==== DATA IN THIS EXERCISE

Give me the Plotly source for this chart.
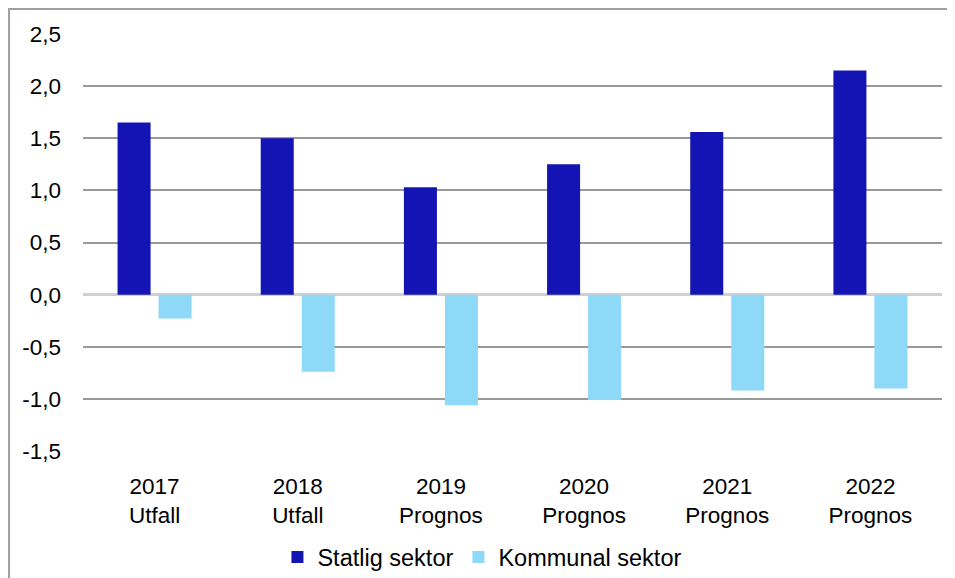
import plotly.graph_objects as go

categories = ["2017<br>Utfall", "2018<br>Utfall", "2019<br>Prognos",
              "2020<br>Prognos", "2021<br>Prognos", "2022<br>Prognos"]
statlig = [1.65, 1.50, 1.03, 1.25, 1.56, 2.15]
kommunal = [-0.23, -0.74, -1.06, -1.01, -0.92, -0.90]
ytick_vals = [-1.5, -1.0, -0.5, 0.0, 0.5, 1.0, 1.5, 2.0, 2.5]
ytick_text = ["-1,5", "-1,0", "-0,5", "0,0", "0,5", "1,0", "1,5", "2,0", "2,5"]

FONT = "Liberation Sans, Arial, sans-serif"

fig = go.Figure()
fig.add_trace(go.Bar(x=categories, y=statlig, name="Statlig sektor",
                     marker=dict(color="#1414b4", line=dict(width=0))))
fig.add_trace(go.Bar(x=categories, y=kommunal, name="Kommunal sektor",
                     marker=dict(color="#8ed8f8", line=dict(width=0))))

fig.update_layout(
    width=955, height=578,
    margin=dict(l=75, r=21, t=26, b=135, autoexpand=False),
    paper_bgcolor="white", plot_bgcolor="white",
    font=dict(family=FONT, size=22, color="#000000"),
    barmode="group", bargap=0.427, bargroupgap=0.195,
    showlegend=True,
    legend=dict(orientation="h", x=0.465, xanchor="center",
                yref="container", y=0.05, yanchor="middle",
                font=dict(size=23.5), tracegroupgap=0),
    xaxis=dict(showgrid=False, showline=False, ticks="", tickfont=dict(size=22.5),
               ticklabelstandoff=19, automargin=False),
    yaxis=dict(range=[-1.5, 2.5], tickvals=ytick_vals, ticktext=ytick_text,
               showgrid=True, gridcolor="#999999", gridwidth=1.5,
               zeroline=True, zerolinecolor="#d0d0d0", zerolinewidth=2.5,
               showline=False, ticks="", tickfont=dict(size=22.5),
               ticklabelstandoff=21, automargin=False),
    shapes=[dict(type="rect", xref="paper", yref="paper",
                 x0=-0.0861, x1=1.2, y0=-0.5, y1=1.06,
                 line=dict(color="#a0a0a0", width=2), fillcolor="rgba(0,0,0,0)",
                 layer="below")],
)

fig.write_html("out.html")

========
==== DATA IN THIS EXERCISE

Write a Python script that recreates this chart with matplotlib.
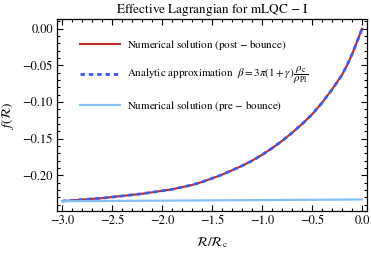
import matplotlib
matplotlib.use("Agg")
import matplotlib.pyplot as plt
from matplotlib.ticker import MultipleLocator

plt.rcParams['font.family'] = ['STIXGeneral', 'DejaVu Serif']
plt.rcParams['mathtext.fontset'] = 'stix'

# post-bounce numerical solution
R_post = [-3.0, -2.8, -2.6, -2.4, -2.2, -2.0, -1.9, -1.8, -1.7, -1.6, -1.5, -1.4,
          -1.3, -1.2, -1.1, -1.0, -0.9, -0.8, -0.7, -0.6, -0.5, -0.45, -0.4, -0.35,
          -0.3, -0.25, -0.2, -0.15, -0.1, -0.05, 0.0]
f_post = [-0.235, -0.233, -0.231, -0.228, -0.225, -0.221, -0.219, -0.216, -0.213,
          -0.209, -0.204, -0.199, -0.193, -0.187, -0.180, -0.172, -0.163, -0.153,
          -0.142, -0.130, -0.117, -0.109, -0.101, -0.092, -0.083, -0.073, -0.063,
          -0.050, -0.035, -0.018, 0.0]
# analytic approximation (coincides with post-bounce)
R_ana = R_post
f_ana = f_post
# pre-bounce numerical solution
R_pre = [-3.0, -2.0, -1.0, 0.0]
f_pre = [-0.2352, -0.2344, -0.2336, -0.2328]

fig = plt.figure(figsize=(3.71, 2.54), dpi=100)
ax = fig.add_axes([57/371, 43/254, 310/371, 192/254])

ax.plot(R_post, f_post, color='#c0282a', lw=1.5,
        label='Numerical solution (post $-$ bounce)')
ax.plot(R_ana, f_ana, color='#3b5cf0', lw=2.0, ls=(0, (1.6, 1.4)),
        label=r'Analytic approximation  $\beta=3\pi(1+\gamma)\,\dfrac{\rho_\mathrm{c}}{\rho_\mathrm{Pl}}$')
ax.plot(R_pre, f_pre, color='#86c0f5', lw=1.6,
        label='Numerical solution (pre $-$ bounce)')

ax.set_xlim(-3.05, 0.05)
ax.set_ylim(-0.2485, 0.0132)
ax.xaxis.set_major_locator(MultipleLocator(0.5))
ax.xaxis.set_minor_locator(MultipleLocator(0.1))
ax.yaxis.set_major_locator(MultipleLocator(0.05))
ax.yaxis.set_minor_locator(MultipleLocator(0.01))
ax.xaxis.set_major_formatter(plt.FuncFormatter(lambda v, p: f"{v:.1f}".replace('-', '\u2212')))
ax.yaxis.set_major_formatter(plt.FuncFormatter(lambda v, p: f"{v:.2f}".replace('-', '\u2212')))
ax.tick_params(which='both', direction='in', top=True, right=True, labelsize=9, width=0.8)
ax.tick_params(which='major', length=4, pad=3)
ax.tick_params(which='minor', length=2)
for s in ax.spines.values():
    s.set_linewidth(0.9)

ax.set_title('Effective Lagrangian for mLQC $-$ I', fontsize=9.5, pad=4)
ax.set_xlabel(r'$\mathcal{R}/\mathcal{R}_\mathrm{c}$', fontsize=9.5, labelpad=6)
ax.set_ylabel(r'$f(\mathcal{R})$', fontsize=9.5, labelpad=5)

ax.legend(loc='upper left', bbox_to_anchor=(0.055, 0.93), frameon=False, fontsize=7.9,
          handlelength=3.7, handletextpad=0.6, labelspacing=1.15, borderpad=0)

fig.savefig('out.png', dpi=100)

========

### TASK DIRECTIONS
Skip all pictures. Output only the lines from the one containing "Give me the Plotly source for this chart." to the one containing "import plotly.graph_objects as go", both lines included.

### REPLY
Give me the Plotly source for this chart.
import plotly.graph_objects as go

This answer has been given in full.